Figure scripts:
┄┄┄┄┄┄┄┄┄┄

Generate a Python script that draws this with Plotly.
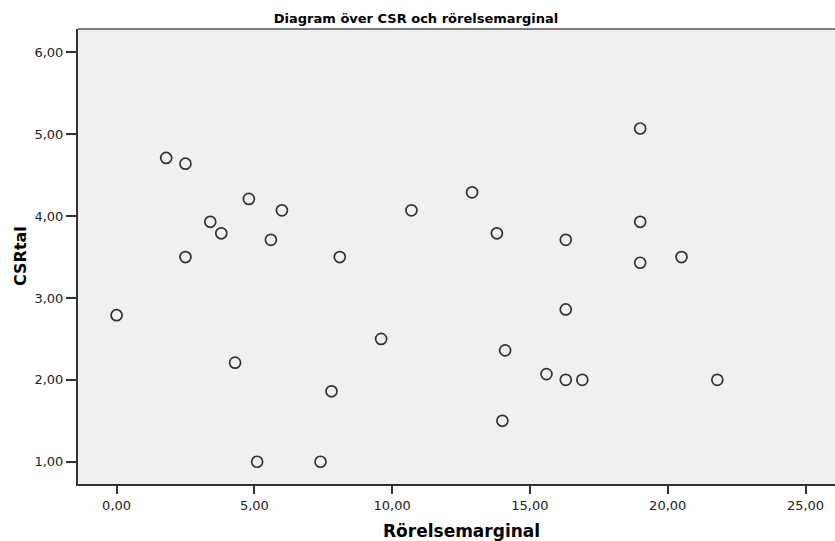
import plotly.graph_objects as go

rorelsemarginal = [1.8, 2.5, 4.8, 6.0, 3.4, 3.8, 5.6, 2.5, 8.1, 10.7,
                   0.0, 4.3, 9.6, 7.8, 5.1, 7.4,
                   12.9, 13.8, 16.3, 14.1, 14.0, 15.6, 16.3, 16.9, 16.3,
                   19.0, 19.0, 19.0, 20.5, 21.8]
csrtal = [4.71, 4.64, 4.21, 4.07, 3.93, 3.79, 3.71, 3.50, 3.50, 4.07,
          2.79, 2.21, 2.50, 1.86, 1.00, 1.00,
          4.29, 3.79, 3.71, 2.36, 1.50, 2.07, 2.00, 2.00, 2.86,
          5.07, 3.93, 3.43, 3.50, 2.00]

x_ticks = [0, 5, 10, 15, 20, 25]
y_ticks = [1, 2, 3, 4, 5, 6]

W, H = 835, 541
L, R, T, B = 78, 0, 29, 57

fig = go.Figure()
fig.add_trace(go.Scatter(
    x=rorelsemarginal, y=csrtal, mode="markers",
    marker=dict(symbol="circle-open", size=11, color="#333333",
                line=dict(width=1.7, color="#333333")),
    showlegend=False, hoverinfo="x+y"))

font_family = "DejaVu Sans, Liberation Sans, Arial, sans-serif"

fig.update_layout(
    width=W, height=H,
    margin=dict(l=L, r=R, t=T, b=B, autoexpand=False),
    paper_bgcolor="white",
    plot_bgcolor="#f0f0f0",
    separators=",.",
    font=dict(family=font_family, size=13, color="#222222"),
    title=dict(text="<b>Diagram över CSR och rörelsemarginal</b>",
               x=416 / W, xanchor="center", y=1 - 18 / H, yanchor="middle",
               font=dict(family=font_family, size=13, color="#000000")),
)

fig.update_xaxes(
    range=[-1.4, 26.07], tickvals=x_ticks, tickformat=".2f",
    showgrid=False, zeroline=False, automargin=False,
    showline=True, linecolor="#333333", linewidth=2,
    ticks="outside", ticklen=8, tickwidth=2, tickcolor="#333333",
    tickfont=dict(size=13, color="#222222"),
)
fig.update_yaxes(
    range=[0.728, 6.285], tickvals=y_ticks, tickformat=".2f",
    showgrid=False, zeroline=False, automargin=False,
    showline=True, linecolor="#333333", linewidth=2,
    ticks="outside", ticklen=10, tickwidth=2, tickcolor="#333333",
    tickfont=dict(size=13, color="#222222"),
)

plot_w = W - L - R
plot_h = H - T - B
fig.add_annotation(text="<b>Rörelsemarginal</b>", xref="paper", yref="paper",
                   x=(461.5 - L) / plot_w, y=-(531 - (H - B)) / plot_h,
                   xanchor="center", yanchor="middle", showarrow=False,
                   font=dict(family=font_family, size=17, color="#000000"))
fig.add_annotation(text="<b>CSRtal</b>", xref="paper", yref="paper",
                   x=-(L - 20) / plot_w, y=(H - B - 256) / plot_h, textangle=-90,
                   xanchor="center", yanchor="middle", showarrow=False,
                   font=dict(family=font_family, size=16, color="#000000"))

fig.add_shape(type="line", xref="paper", yref="paper", x0=0, x1=1, y0=1, y1=1,
              line=dict(color="#555555", width=1.5))

fig.write_html("out.html", config={"displayModeBar": False},
               post_script="document.body.style.margin='0';document.body.style.overflow='hidden';")
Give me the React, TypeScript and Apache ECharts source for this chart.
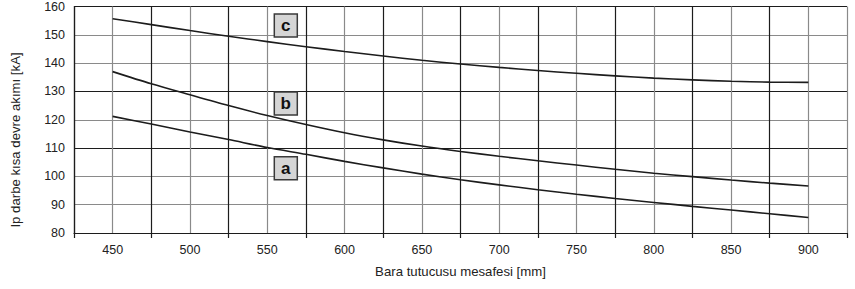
import React, { useEffect, useRef } from "react";
import * as echarts from "echarts";

const xValues = [450, 475, 500, 525, 550, 575, 600, 625, 650, 675, 700, 725, 750, 775, 800, 825, 850, 875, 900];
const curveA = [121.2, 118.5, 115.7, 113.0, 110.2, 107.8, 105.3, 103.0, 100.8, 98.8, 97.0, 95.3, 93.7, 92.2, 90.8, 89.4, 88.1, 86.8, 85.5];
const curveB = [137.0, 132.7, 128.8, 125.0, 121.5, 118.3, 115.4, 112.9, 110.7, 108.8, 107.1, 105.5, 104.0, 102.5, 101.1, 99.9, 98.7, 97.6, 96.6];
const curveC = [155.7, 153.6, 151.5, 149.5, 147.6, 145.8, 144.1, 142.5, 141.0, 139.7, 138.5, 137.4, 136.4, 135.5, 134.7, 134.1, 133.6, 133.3, 133.2];
const curveNames = ["a", "b", "c"];
const tagX = [562, 562, 562];
const tagY = [102.9, 125.7, 153.3];

const xTitle = "Bara tutucusu mesafesi [mm]";
const yTitle = "Ip darbe kısa devre akımı [kA]";

const DARK = "#1c1c1c";
const GRAY = "#8a8a8a";
const FONT = "Liberation Sans, Arial, Helvetica, sans-serif";

export default function App() {
  const ref = useRef<HTMLDivElement>(null);
  useEffect(() => {
    if (!ref.current) return;
    const chart = echarts.init(ref.current, undefined, { renderer: "svg" });
    const xLineColors: string[] = [];
    for (let v = 425; v <= 925; v += 25) {
      xLineColors.push(v === 925 ? GRAY : (v - 425) % 50 === 0 ? DARK : GRAY);
    }
    const yLineColors = [DARK, GRAY, GRAY, DARK, GRAY, DARK, GRAY, GRAY, DARK];
    const mk = (vals: number[]) => xValues.map((x, i) => [x, vals[i]]);
    chart.setOption({
      animation: false,
      backgroundColor: "#ffffff",
      textStyle: { fontFamily: FONT },
      grid: { left: 74, right: 8, top: 5, bottom: 56, containLabel: false },
      xAxis: [
        {
          type: "value",
          min: 425,
          max: 925,
          interval: 25,
          axisLine: { show: true, lineStyle: { color: DARK, width: 1.2 } },
          axisTick: { show: false },
          axisLabel: {
            color: "#222",
            fontSize: 12.5,
            margin: 10,
            showMinLabel: false,
            showMaxLabel: false,
            formatter: (v: number) => (v % 50 === 0 ? String(v) : ""),
          },
          splitLine: { show: true, lineStyle: { color: xLineColors, width: 1.2 } },
          name: xTitle,
          nameLocation: "middle",
          nameGap: 32,
          nameTextStyle: { color: "#222", fontSize: 13.2 },
        },
        {
          type: "value",
          min: 0,
          max: 500,
          interval: 50,
          position: "bottom",
          offset: 0,
          axisLine: { show: false },
          axisTick: { show: true, length: 5, lineStyle: { color: DARK, width: 1.2 } },
          axisLabel: { show: false },
          splitLine: { show: false },
        },
      ],
      yAxis: {
        type: "value",
        min: 80,
        max: 160,
        interval: 10,
        axisLine: { show: true, lineStyle: { color: DARK, width: 1.2 } },
        axisTick: { show: false },
        axisLabel: { color: "#222", fontSize: 12.5, margin: 9 },
        splitLine: { show: true, lineStyle: { color: yLineColors, width: 1.2 } },
      },
      graphic: [
        {
          type: "text",
          x: 15,
          y: 140,
          rotation: Math.PI / 2,
          style: {
            text: yTitle,
            fill: "#222",
            fontSize: 13.2,
            fontFamily: FONT,
            align: "center",
            verticalAlign: "middle",
          },
        },
      ],
      series: [
        ...[curveA, curveB, curveC].map((vals, i) => ({
          type: "line",
          name: curveNames[i],
          data: mk(vals),
          smooth: 0.3,
          symbol: "none",
          lineStyle: { color: DARK, width: 1.6 },
          z: 3,
        })),
        {
          type: "scatter",
          data: curveNames.map((n, i) => ({ name: n, value: [tagX[i], tagY[i]] })),
          symbol: "rect",
          symbolSize: 23,
          itemStyle: { color: "#d5d5d5", borderColor: "#3a3a3a", borderWidth: 1.5, opacity: 1 },
          label: {
            show: true,
            position: "inside",
            formatter: (p: any) => p.name,
            fontSize: 17,
            fontWeight: "bold",
            color: "#111",
            fontFamily: FONT,
          },
          z: 5,
        },
      ],
    });
    return () => chart.dispose();
  }, []);
  return (
    <div
      ref={ref}
      style={{ position: "fixed", left: 0, top: 0, width: 855, height: 289 }}
    />
  );
}
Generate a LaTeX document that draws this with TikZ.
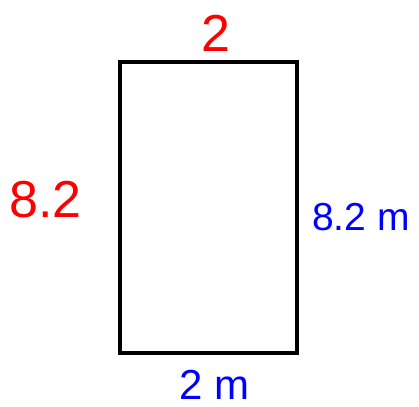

┄┄┄┄┄┄┄┄┄┄

What is asked: Wherever the string "this" appears in the entries above, list that line.

Finished exercise:
Generate a Python script that draws this with Plotly.
Give me the React, TypeScript and Apache ECharts source for this chart.
Generate a LaTeX document that draws this with TikZ.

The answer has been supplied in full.